_What the task asks:_ Reproduce the lines exactly, beginning with the line that has "Output the Python" and ending with the line that has "lw=1.0, label=nm)". Images are left out.

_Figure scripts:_

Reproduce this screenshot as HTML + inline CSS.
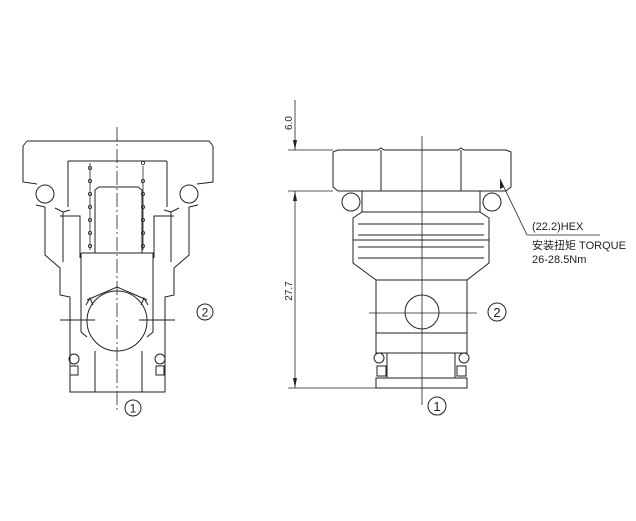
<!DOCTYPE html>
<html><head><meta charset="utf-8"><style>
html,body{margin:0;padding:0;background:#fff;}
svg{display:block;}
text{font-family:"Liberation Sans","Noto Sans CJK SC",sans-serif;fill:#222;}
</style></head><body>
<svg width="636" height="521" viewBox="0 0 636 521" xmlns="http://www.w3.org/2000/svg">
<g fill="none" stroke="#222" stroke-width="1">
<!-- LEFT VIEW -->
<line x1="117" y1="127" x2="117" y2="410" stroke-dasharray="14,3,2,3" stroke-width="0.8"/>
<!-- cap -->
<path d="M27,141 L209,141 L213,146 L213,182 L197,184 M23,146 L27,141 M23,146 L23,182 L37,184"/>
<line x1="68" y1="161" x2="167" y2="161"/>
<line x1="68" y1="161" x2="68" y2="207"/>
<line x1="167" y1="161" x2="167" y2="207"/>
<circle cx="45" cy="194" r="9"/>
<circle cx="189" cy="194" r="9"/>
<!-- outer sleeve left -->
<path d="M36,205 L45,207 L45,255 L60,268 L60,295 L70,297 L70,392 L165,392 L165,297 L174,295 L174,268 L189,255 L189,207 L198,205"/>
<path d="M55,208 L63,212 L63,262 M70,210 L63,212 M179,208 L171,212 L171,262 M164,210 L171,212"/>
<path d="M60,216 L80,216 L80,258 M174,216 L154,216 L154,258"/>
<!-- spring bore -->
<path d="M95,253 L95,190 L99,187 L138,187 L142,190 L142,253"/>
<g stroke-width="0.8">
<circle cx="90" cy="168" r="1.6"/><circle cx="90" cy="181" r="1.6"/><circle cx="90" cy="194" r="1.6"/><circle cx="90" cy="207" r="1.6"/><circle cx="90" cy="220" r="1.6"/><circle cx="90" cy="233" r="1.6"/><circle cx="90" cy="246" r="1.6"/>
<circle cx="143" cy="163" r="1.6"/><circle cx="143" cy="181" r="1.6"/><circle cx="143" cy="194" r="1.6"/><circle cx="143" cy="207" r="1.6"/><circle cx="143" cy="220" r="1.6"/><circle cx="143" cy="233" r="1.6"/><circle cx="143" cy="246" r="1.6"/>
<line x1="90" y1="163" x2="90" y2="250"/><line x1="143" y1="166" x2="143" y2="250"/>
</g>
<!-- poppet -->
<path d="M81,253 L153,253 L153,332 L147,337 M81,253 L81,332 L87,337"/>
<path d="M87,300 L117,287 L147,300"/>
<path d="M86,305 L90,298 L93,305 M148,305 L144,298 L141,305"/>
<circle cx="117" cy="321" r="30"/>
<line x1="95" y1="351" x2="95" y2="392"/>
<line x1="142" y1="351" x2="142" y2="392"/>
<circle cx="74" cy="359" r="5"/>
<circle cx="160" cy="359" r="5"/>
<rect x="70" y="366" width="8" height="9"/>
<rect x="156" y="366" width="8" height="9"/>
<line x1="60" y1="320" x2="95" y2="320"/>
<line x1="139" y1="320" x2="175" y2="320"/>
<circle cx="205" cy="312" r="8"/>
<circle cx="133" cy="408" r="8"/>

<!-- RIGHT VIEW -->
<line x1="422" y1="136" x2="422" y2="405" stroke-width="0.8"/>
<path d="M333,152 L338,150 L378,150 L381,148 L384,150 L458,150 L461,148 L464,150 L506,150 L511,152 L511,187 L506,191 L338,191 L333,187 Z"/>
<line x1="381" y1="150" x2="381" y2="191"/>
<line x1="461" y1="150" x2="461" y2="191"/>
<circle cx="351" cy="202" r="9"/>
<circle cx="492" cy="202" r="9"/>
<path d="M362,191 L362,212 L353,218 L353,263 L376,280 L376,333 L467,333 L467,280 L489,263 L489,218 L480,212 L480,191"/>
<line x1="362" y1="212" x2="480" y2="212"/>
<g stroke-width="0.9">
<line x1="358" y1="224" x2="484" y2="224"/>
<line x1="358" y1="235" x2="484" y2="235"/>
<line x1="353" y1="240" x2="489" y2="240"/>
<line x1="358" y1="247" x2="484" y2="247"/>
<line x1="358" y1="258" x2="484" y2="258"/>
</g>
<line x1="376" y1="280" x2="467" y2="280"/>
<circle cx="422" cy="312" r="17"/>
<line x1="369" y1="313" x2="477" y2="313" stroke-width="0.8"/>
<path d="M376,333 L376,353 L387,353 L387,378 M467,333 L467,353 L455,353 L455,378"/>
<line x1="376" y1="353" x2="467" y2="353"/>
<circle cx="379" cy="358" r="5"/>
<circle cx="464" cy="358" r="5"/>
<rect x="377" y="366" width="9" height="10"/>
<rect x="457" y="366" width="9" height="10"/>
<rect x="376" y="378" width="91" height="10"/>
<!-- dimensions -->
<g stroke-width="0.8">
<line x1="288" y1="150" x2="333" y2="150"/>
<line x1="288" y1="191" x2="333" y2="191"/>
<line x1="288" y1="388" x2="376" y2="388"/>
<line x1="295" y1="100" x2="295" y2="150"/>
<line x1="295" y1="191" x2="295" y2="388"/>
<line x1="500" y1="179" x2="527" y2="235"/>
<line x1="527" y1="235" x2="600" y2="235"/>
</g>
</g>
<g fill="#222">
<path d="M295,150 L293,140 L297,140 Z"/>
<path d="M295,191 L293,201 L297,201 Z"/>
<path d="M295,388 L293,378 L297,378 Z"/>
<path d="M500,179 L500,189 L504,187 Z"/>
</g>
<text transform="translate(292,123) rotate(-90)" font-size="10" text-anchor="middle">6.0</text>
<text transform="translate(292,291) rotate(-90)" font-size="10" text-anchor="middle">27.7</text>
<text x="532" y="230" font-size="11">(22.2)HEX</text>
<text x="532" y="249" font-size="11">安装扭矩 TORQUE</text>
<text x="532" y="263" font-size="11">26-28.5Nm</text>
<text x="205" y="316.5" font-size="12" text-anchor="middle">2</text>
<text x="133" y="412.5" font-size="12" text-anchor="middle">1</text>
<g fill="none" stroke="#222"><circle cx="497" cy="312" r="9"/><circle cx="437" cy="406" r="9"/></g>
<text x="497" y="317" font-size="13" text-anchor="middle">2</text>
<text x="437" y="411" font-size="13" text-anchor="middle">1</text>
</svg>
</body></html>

---

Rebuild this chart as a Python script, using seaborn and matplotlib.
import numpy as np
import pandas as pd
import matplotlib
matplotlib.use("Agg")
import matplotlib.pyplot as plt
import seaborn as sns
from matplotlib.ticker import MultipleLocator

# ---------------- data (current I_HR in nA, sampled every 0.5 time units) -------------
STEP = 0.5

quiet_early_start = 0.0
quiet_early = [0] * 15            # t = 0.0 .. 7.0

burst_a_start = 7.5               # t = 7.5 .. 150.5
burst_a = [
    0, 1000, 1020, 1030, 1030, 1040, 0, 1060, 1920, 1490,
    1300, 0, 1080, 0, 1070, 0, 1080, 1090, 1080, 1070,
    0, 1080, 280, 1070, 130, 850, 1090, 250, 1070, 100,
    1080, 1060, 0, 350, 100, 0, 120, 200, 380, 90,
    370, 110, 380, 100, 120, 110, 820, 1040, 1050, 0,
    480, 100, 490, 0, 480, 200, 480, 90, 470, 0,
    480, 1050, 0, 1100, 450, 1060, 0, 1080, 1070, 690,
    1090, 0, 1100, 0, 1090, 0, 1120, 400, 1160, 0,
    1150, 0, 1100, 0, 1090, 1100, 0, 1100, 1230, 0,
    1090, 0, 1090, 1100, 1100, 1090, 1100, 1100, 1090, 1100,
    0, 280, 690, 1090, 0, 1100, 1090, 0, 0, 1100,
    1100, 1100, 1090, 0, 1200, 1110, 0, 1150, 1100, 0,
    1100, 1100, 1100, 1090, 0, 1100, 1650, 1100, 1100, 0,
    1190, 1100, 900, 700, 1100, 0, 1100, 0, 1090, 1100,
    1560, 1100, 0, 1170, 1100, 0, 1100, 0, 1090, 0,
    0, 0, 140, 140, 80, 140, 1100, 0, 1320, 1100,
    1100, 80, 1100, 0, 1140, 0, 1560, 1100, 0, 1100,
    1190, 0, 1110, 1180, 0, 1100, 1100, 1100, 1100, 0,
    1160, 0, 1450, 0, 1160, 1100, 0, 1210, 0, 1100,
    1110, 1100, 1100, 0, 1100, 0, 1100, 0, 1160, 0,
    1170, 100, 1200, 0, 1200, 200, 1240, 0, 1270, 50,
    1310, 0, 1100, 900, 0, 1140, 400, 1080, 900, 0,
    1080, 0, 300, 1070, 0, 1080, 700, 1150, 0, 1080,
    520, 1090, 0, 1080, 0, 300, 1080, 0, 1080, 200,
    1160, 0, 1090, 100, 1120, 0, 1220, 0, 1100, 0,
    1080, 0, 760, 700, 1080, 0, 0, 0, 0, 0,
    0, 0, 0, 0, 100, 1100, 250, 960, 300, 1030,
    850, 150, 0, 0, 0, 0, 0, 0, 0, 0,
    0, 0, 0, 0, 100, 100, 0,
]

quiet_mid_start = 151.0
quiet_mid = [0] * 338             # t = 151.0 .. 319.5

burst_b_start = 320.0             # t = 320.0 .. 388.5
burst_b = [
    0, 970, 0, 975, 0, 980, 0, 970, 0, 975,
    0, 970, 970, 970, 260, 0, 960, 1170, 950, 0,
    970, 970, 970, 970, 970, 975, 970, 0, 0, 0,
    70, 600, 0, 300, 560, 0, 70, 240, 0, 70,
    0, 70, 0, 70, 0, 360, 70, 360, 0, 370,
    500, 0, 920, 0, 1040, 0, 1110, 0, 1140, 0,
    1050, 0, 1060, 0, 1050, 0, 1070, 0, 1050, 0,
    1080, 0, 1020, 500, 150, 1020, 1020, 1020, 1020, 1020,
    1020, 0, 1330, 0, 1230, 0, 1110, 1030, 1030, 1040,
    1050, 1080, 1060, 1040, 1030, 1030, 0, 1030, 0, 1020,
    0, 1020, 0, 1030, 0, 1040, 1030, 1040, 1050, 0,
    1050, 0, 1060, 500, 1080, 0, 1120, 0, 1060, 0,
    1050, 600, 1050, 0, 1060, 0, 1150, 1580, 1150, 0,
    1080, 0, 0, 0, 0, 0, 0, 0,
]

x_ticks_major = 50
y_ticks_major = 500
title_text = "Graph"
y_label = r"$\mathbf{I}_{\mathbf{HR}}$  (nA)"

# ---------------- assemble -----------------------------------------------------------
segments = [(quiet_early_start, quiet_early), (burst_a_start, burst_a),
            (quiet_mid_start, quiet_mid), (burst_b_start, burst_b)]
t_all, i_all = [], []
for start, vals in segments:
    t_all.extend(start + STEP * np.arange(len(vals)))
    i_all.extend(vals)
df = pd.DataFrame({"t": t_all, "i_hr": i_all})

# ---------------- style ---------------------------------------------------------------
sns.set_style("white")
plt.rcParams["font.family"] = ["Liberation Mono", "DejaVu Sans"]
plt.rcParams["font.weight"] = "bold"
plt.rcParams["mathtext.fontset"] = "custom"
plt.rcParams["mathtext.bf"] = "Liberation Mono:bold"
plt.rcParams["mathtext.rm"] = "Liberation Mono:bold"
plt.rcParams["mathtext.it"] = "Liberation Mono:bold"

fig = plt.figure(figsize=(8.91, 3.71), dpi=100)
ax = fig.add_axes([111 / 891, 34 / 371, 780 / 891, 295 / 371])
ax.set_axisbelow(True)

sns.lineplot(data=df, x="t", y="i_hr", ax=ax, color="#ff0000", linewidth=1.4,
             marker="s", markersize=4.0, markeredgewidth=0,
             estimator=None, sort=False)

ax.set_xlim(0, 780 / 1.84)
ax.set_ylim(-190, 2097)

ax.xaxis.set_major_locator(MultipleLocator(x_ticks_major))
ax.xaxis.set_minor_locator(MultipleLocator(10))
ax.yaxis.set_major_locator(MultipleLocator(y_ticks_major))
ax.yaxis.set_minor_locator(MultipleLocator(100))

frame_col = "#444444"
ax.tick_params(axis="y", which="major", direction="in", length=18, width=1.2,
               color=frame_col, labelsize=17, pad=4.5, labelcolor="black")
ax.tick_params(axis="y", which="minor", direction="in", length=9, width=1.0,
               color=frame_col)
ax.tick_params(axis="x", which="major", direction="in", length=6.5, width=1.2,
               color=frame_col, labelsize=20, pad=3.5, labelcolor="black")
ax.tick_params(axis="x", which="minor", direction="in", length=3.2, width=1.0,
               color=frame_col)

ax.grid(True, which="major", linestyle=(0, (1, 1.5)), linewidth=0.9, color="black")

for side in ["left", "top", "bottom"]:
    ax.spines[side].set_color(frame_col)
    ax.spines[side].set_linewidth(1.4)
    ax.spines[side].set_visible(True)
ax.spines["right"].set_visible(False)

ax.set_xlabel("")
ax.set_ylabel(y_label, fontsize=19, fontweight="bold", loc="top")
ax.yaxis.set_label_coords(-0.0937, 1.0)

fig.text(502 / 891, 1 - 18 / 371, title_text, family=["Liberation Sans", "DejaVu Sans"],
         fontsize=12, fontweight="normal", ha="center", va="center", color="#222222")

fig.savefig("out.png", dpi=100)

---

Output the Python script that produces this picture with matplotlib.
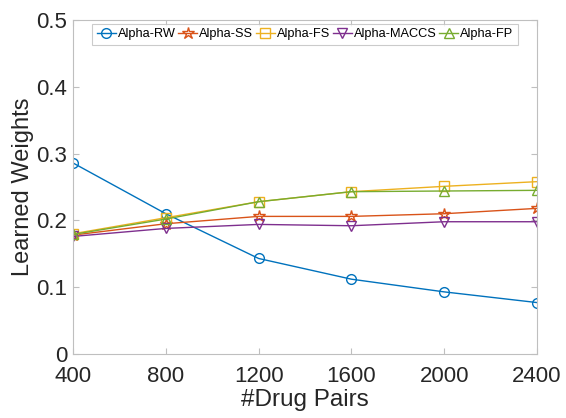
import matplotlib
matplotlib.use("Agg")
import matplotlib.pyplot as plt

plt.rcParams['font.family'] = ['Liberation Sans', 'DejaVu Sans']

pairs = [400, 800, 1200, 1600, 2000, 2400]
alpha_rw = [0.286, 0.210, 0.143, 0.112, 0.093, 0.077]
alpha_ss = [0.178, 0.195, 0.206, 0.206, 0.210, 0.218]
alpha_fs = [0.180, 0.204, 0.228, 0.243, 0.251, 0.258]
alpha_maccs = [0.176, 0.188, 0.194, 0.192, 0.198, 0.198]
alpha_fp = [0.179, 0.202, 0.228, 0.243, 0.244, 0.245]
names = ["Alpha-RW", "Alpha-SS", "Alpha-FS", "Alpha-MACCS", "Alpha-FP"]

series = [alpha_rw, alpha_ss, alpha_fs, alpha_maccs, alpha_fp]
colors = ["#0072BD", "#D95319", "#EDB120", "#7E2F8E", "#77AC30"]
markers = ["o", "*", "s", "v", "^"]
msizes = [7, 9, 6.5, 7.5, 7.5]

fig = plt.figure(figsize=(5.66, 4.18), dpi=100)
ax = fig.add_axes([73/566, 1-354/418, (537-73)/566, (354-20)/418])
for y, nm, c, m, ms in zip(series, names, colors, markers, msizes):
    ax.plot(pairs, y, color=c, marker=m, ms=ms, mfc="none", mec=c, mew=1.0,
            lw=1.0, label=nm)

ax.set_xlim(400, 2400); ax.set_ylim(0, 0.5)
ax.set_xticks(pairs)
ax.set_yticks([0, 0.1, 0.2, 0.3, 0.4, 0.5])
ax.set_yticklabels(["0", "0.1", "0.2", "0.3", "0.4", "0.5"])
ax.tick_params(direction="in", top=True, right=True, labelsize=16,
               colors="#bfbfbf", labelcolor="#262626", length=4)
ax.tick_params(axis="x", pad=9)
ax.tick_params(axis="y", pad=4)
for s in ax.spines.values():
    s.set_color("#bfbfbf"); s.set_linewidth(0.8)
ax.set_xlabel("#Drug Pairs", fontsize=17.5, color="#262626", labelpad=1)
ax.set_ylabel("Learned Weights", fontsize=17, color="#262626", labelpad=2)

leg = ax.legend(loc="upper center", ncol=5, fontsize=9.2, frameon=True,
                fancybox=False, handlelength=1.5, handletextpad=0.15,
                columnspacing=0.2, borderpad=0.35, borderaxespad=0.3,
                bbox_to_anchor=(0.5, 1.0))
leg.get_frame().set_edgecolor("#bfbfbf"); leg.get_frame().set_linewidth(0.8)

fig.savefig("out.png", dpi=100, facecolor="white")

_Reply:_
Output the Python script that produces this picture with matplotlib.
import matplotlib
matplotlib.use("Agg")
import matplotlib.pyplot as plt

plt.rcParams['font.family'] = ['Liberation Sans', 'DejaVu Sans']

pairs = [400, 800, 1200, 1600, 2000, 2400]
alpha_rw = [0.286, 0.210, 0.143, 0.112, 0.093, 0.077]
alpha_ss = [0.178, 0.195, 0.206, 0.206, 0.210, 0.218]
alpha_fs = [0.180, 0.204, 0.228, 0.243, 0.251, 0.258]
alpha_maccs = [0.176, 0.188, 0.194, 0.192, 0.198, 0.198]
alpha_fp = [0.179, 0.202, 0.228, 0.243, 0.244, 0.245]
names = ["Alpha-RW", "Alpha-SS", "Alpha-FS", "Alpha-MACCS", "Alpha-FP"]

series = [alpha_rw, alpha_ss, alpha_fs, alpha_maccs, alpha_fp]
colors = ["#0072BD", "#D95319", "#EDB120", "#7E2F8E", "#77AC30"]
markers = ["o", "*", "s", "v", "^"]
msizes = [7, 9, 6.5, 7.5, 7.5]

fig = plt.figure(figsize=(5.66, 4.18), dpi=100)
ax = fig.add_axes([73/566, 1-354/418, (537-73)/566, (354-20)/418])
for y, nm, c, m, ms in zip(series, names, colors, markers, msizes):
    ax.plot(pairs, y, color=c, marker=m, ms=ms, mfc="none", mec=c, mew=1.0,
            lw=1.0, label=nm)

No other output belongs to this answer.